In a booth, Cass Elliot of The Mamas & The Papas, who had taken The Hollies under her wing on their first West Coast trip two years earlier, beamed with passionate pride, while alongside her, record producer Lou Adler and ex-Byrd David Crosby exuded a refined blend of hip and exhilaration. Standing a few feet away was another of the same elevated breed, Buffalo Springfield leader Stephen Stills. He recalled that he and Crosby ‘were there as the kind of unofficial cheerleaders. We got up and yelled and screamed at them because we knew they were so great.’ After the encores – riotous revivals of Peter, Paul & Mary’s ‘Very Last Day’ and Chuck Berry’s ‘Too Much Monkey Business’ – The Hollies stumbled offstage to frenzied demands for more, from notables and unknowns alike. Then Stills, Crosby, Elliot and friends headed for the dressing-room, to hurl their congratulations at the band. Four of the English quartet were already clamouring for alcoholic refreshment away from the crowd. But not the fifth: as The Hollies’ unofficial leader, Graham Nash, told Dave Zimmer, ‘I wanted to go hang with David and Stephen and get wasted!’ The three musicians, united in their partiality for pleasure and sublime vocal harmonies, headed across the street to Stills’ car. Behind in the Whisky they left Mama Cass, who had facilitated the vital introductions that brought the three men together; and Stills’ bandmate and sometime sparring-partner, Neil Young, who slipped away from the venue with practised, anonymous ease.

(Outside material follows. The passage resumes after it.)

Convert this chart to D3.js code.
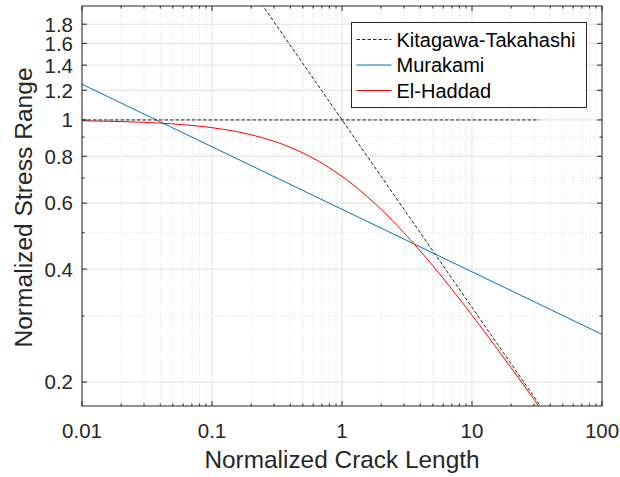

For two hours, those four men – David Crosby, Stephen Stills, Graham Nash and Neil Young – had shared the same room for the first time. But it was merely a trio who giggled their way back to Stills’ house, where they lost themselves in Crosby’s famously exquisite and always-at-the-ready joints and added their voices in chorus over some of the era’s most creative records. ‘It sounded nice’, Nash remembered vaguely a year later; and so potent was the chemical accompaniment to this encounter, and countless more to follow, that none of the participants was clear exactly what happened next, or where, or with whom; precisely how that ecstatic post-gig celebration triggered personal and musical upheaval, joyous communion, and – once Neil Young had been enticed back into their company – a lifelong cycle of musical fulfilment, frustration and fragmentation. All that was certain for now was that these three would meet again, and create a sound that was both stylistically and geographically far-flung – and yet quintessentially Californian.